Which lines below hold the word "matplotlib"? Report each one.

++++ DATASET SECTION

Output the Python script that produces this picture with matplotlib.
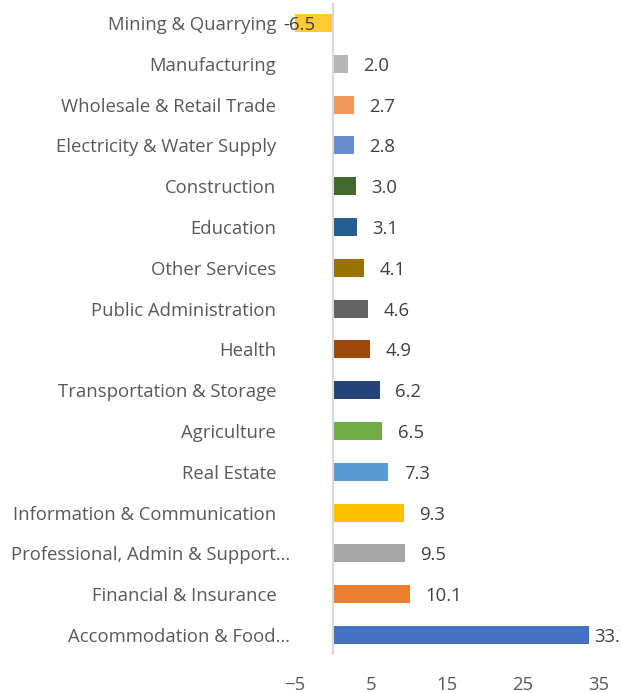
import matplotlib.pyplot as plt
import matplotlib.transforms as mtransforms

# sectors listed bottom to top
sectors = [
    "Accommodation & Food…",
    "Financial & Insurance",
    "Professional, Admin & Support…",
    "Information & Communication",
    "Real Estate",
    "Agriculture",
    "Transportation & Storage",
    "Health",
    "Public Administration",
    "Other Services",
    "Education",
    "Construction",
    "Electricity & Water Supply",
    "Wholesale & Retail Trade",
    "Manufacturing",
    "Mining & Quarrying",
]
growth = [33.7, 10.1, 9.5, 9.3, 7.3, 6.5, 6.2, 4.9, 4.6, 4.1, 3.1, 3.0, 2.8, 2.7, 2.0, -6.5]
colors = [
    "#4472C4", "#ED7D31", "#A5A5A5", "#FFC000", "#5B9BD5", "#70AD47",
    "#264478", "#9E480E", "#636363", "#997300", "#255E91", "#43682B",
    "#698ED0", "#F1975A", "#B7B7B7", "#FFCD33",
]
xticks = [-5, 5, 15, 25, 35]

plt.rcParams["font.family"] = ["Open Sans", "DejaVu Sans"]
text_color = "#595959"
fs = 13.3

fig = plt.figure(figsize=(6.21, 6.93), dpi=100)
ax = fig.add_axes([295 / 621, 1 - 655.4 / 693, 304 / 621, 652.8 / 693])

ypos = list(range(len(sectors)))
ax.barh(ypos, growth, height=0.44, color=colors, zorder=2)
ax.axvline(0, color="#D9D9D9", linewidth=1.5, zorder=3)

for y, v in zip(ypos, growth):
    if v < 0:
        # bar runs past the axis minimum, so its label sits at the left edge
        ax.text(-5 - 1.6, y, f"{v:.1f}", va="center_baseline", ha="left",
                fontsize=fs, color="#404040", zorder=4, clip_on=False)
    else:
        ax.text(min(v + 2.0, 34.4), y, f"{v:.1f}", va="center_baseline", ha="left",
                fontsize=fs, color="#404040", clip_on=False)

ax.set_xlim(-5, 35)
ax.set_ylim(-0.5, len(sectors) - 0.5)
ax.set_xticks(xticks)
ax.set_yticks(ypos)
ax.set_yticklabels(sectors)
ax.tick_params(axis="both", length=0, labelsize=fs, labelcolor=text_color)
ax.tick_params(axis="y", pad=13.5)
ax.tick_params(axis="x", pad=15)
for lbl in ax.get_yticklabels():
    if lbl.get_text().endswith("…"):
        lbl.set_transform(lbl.get_transform() +
                          mtransforms.ScaledTranslation(14 / 100, 0, fig.dpi_scale_trans))
for s in ax.spines.values():
    s.set_visible(False)

fig.savefig("out.png", dpi=100)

++++++++

▶ REPLY
Output the Python script that produces this picture with matplotlib.
import matplotlib.pyplot as plt
import matplotlib.transforms as mtransforms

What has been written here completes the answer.